#### Data section

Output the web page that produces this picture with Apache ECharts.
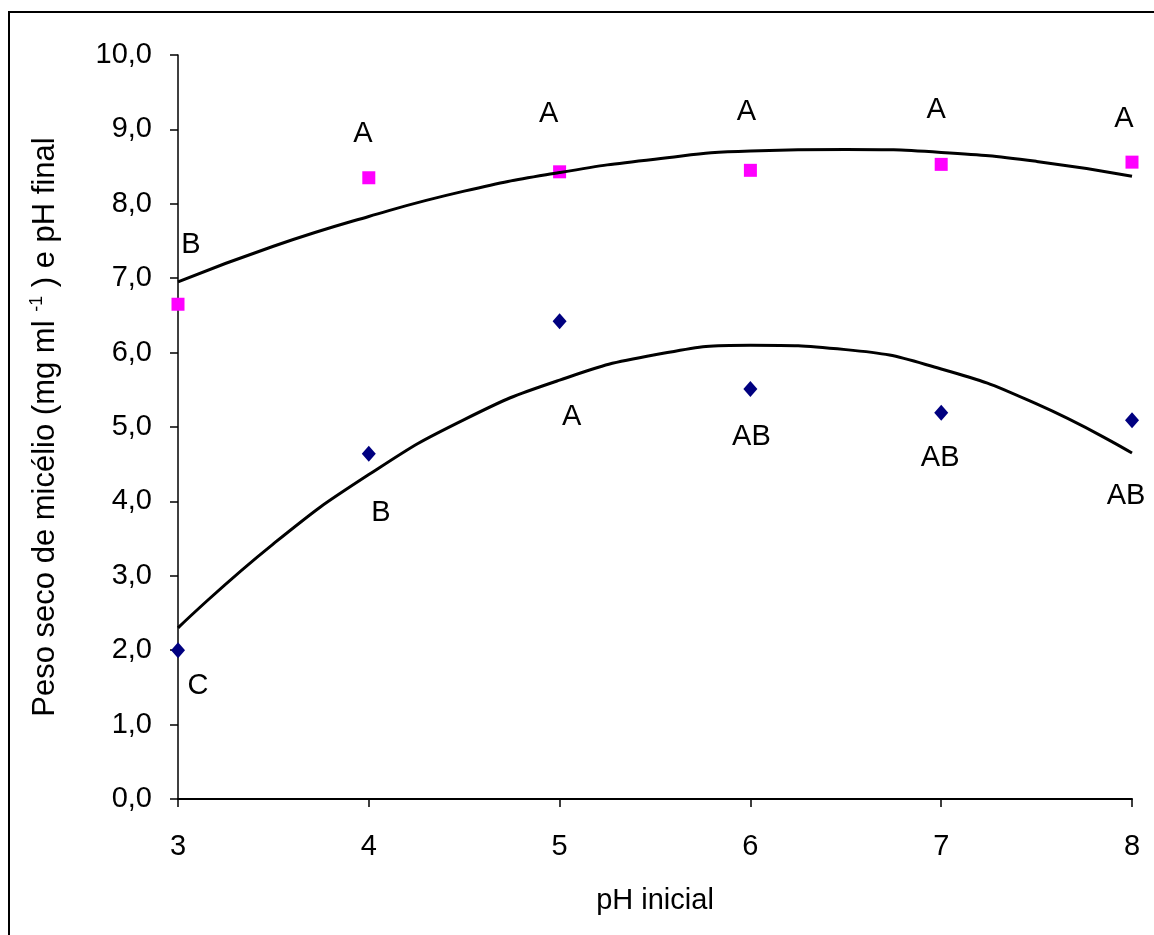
<!DOCTYPE html>
<html>
<head>
<meta charset="utf-8">
<script src="https://cdn.jsdelivr.net/npm/echarts/dist/echarts.min.js"></script>
<style>
  html, body { margin: 0; padding: 0; background: #fff; }
  #chart { width: 1154px; height: 935px; }
</style>
</head>
<body>
<div id="chart"></div>
<script>
// pH inicial (eixo x)
const phInicial = [3, 4, 5, 6, 7, 8]
// pH final (quadrados rosa)
const phFinal = [6.65, 8.35, 8.43, 8.45, 8.53, 8.56]
// peso seco de micélio (losangos azuis)
const pesoSeco = [2.0, 4.64, 6.42, 5.51, 5.19, 5.09]
// letras de significância
const letrasPh = ['B', 'A', 'A', 'A', 'A', 'A']
const letrasPeso = ['C', 'B', 'A', 'AB', 'AB', 'AB']
// curvas de tendência
const curvaX = [3, 3.5, 4, 4.5, 5, 5.5, 6, 6.5, 7, 7.5, 8]
const curvaPh = [6.95, 7.43, 7.83, 8.17, 8.42, 8.6, 8.71, 8.73, 8.69, 8.57, 8.37]
const curvaPeso = [2.3, 3.43, 4.36, 5.1, 5.63, 5.97, 6.1, 6.04, 5.78, 5.31, 4.65]

// label offsets (px) relative to each marker
const offPh = [[13, -59], [-6, -44], [-11, -58], [-4, -58], [-5, -54], [-8, -43]]
const offPeso = [[20, 36], [12, 59], [12, 96], [1, 48], [-1, 45], [-6, 76]]

const font = 'Liberation Sans, Arial, sans-serif'
const fs = 29

const chart = echarts.init(document.getElementById('chart'))

const labelStyle = {
  show: true,
  position: 'inside',
  color: '#000',
  fontFamily: font,
  fontSize: fs,
}

const option = {
  backgroundColor: '#fff',
  animation: false,
  graphic: [
    {
      type: 'rect',
      silent: true,
      z: -1,
      shape: { x: 9, y: 12, width: 1300, height: 1000 },
      style: { fill: 'none', stroke: '#000', lineWidth: 2 },
    },
  ],
  grid: { left: 178, right: 22, top: 55, bottom: 136 },
  xAxis: {
    type: 'value',
    min: 3,
    max: 8,
    interval: 1,
    name: 'pH inicial',
    nameLocation: 'middle',
    nameGap: 87,
    nameTextStyle: { color: '#000', fontFamily: font, fontSize: fs },
    splitLine: { show: false },
    axisLine: { onZero: false, lineStyle: { color: '#000', width: 2 } },
    axisTick: { show: true, length: 8, lineStyle: { color: '#000', width: 1.5 } },
    axisLabel: { color: '#000', fontFamily: font, fontSize: fs, margin: 33 },
  },
  yAxis: {
    type: 'value',
    min: 0,
    max: 10,
    interval: 1,
    name: 'Peso seco de micélio (mg ml {sup|-1} ) e pH final',
    nameLocation: 'middle',
    nameGap: 116,
    nameTextStyle: {
      color: '#000',
      fontFamily: font,
      fontSize: 31,
      lineHeight: 34,
      rich: {
        sup: { fontSize: 18, fontFamily: font, color: '#000', verticalAlign: 'top', lineHeight: 34, padding: [0, 0, 15, 0] },
      },
    },
    splitLine: { show: false },
    axisLine: { show: true, lineStyle: { color: '#000', width: 1.5 } },
    axisTick: { show: true, length: 8, lineStyle: { color: '#000', width: 1.5 } },
    axisLabel: {
      color: '#000',
      fontFamily: font,
      fontSize: fs,
      margin: 26,
      formatter: (v) => v.toFixed(1).replace('.', ','),
    },
  },
  series: [
    {
      type: 'scatter',
      clip: false,
      symbol: 'rect',
      symbolSize: 13,
      itemStyle: { color: '#ff00ff', opacity: 1 },
      label: { ...labelStyle, formatter: (p) => letrasPh[p.dataIndex] },
      data: phInicial.map((x, i) => ({ value: [x, phFinal[i]], label: { offset: offPh[i] } })),
    },
    {
      type: 'scatter',
      clip: false,
      symbol: 'diamond',
      symbolSize: [14, 16],
      itemStyle: { color: '#000080', opacity: 1 },
      label: { ...labelStyle, formatter: (p) => letrasPeso[p.dataIndex] },
      data: phInicial.map((x, i) => ({ value: [x, pesoSeco[i]], label: { offset: offPeso[i] } })),
    },
    {
      type: 'line',
      smooth: true,
      symbol: 'none',
      z: 3,
      lineStyle: { color: '#000', width: 3 },
      data: curvaX.map((x, i) => [x, curvaPh[i]]),
    },
    {
      type: 'line',
      smooth: true,
      symbol: 'none',
      z: 3,
      lineStyle: { color: '#000', width: 3 },
      data: curvaX.map((x, i) => [x, curvaPeso[i]]),
    },
  ],
}

chart.setOption(option)
</script>
</body>
</html>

########

Copy the data word for word. Pictures do not go in the copy.

Problem solution >>
Output the web page that produces this picture with Apache ECharts.
<!DOCTYPE html>
<html>
<head>
<meta charset="utf-8">
<script src="https://cdn.jsdelivr.net/npm/echarts/dist/echarts.min.js"></script>
<style>
  html, body { margin: 0; padding: 0; background: #fff; }
  #chart { width: 1154px; height: 935px; }
</style>
</head>
<body>
<div id="chart"></div>
<script>
// pH inicial (eixo x)
const phInicial = [3, 4, 5, 6, 7, 8]
// pH final (quadrados rosa)
const phFinal = [6.65, 8.35, 8.43, 8.45, 8.53, 8.56]
// peso seco de micélio (losangos azuis)
const pesoSeco = [2.0, 4.64, 6.42, 5.51, 5.19, 5.09]
// letras de significância
const letrasPh = ['B', 'A', 'A', 'A', 'A', 'A']
const letrasPeso = ['C', 'B', 'A', 'AB', 'AB', 'AB']
// curvas de tendência
const curvaX = [3, 3.5, 4, 4.5, 5, 5.5, 6, 6.5, 7, 7.5, 8]
const curvaPh = [6.95, 7.43, 7.83, 8.17, 8.42, 8.6, 8.71, 8.73, 8.69, 8.57, 8.37]
const curvaPeso = [2.3, 3.43, 4.36, 5.1, 5.63, 5.97, 6.1, 6.04, 5.78, 5.31, 4.65]

// label offsets (px) relative to each marker
const offPh = [[13, -59], [-6, -44], [-11, -58], [-4, -58], [-5, -54], [-8, -43]]
const offPeso = [[20, 36], [12, 59], [12, 96], [1, 48], [-1, 45], [-6, 76]]

const font = 'Liberation Sans, Arial, sans-serif'
const fs = 29

const chart = echarts.init(document.getElementById('chart'))

const labelStyle = {
  show: true,
  position: 'inside',
  color: '#000',
  fontFamily: font,
  fontSize: fs,
}

const option = {
  backgroundColor: '#fff',
  animation: false,
  graphic: [
    {
      type: 'rect',
      silent: true,
      z: -1,
      shape: { x: 9, y: 12, width: 1300, height: 1000 },
      style: { fill: 'none', stroke: '#000', lineWidth: 2 },
    },
  ],
  grid: { left: 178, right: 22, top: 55, bottom: 136 },
  xAxis: {
    type: 'value',
    min: 3,
    max: 8,
    interval: 1,
    name: 'pH inicial',
    nameLocation: 'middle',
    nameGap: 87,
    nameTextStyle: { color: '#000', fontFamily: font, fontSize: fs },
    splitLine: { show: false },
    axisLine: { onZero: false, lineStyle: { color: '#000', width: 2 } },
    axisTick: { show: true, length: 8, lineStyle: { color: '#000', width: 1.5 } },
    axisLabel: { color: '#000', fontFamily: font, fontSize: fs, margin: 33 },
  },
  yAxis: {
    type: 'value',
    min: 0,
    max: 10,
    interval: 1,
    name: 'Peso seco de micélio (mg ml {sup|-1} ) e pH final',
    nameLocation: 'middle',
    nameGap: 116,
    nameTextStyle: {
      color: '#000',
      fontFamily: font,
      fontSize: 31,
      lineHeight: 34,
      rich: {
        sup: { fontSize: 18, fontFamily: font, color: '#000', verticalAlign: 'top', lineHeight: 34, padding: [0, 0, 15, 0] },
      },
    },
    splitLine: { show: false },
    axisLine: { show: true, lineStyle: { color: '#000', width: 1.5 } },
    axisTick: { show: true, length: 8, lineStyle: { color: '#000', width: 1.5 } },
    axisLabel: {
      color: '#000',
      fontFamily: font,
      fontSize: fs,
      margin: 26,
      formatter: (v) => v.toFixed(1).replace('.', ','),
    },
  },
  series: [
    {
      type: 'scatter',
      clip: false,
      symbol: 'rect',
      symbolSize: 13,
      itemStyle: { color: '#ff00ff', opacity: 1 },
      label: { ...labelStyle, formatter: (p) => letrasPh[p.dataIndex] },
      data: phInicial.map((x, i) => ({ value: [x, phFinal[i]], label: { offset: offPh[i] } })),
    },
    {
      type: 'scatter',
      clip: false,
      symbol: 'diamond',
      symbolSize: [14, 16],
      itemStyle: { color: '#000080', opacity: 1 },
      label: { ...labelStyle, formatter: (p) => letrasPeso[p.dataIndex] },
      data: phInicial.map((x, i) => ({ value: [x, pesoSeco[i]], label: { offset: offPeso[i] } })),
    },
    {
      type: 'line',
      smooth: true,
      symbol: 'none',
      z: 3,
      lineStyle: { color: '#000', width: 3 },
      data: curvaX.map((x, i) => [x, curvaPh[i]]),
    },
    {
      type: 'line',
      smooth: true,
      symbol: 'none',
      z: 3,
      lineStyle: { color: '#000', width: 3 },
      data: curvaX.map((x, i) => [x, curvaPeso[i]]),
    },
  ],
}

chart.setOption(option)
</script>
</body>
</html>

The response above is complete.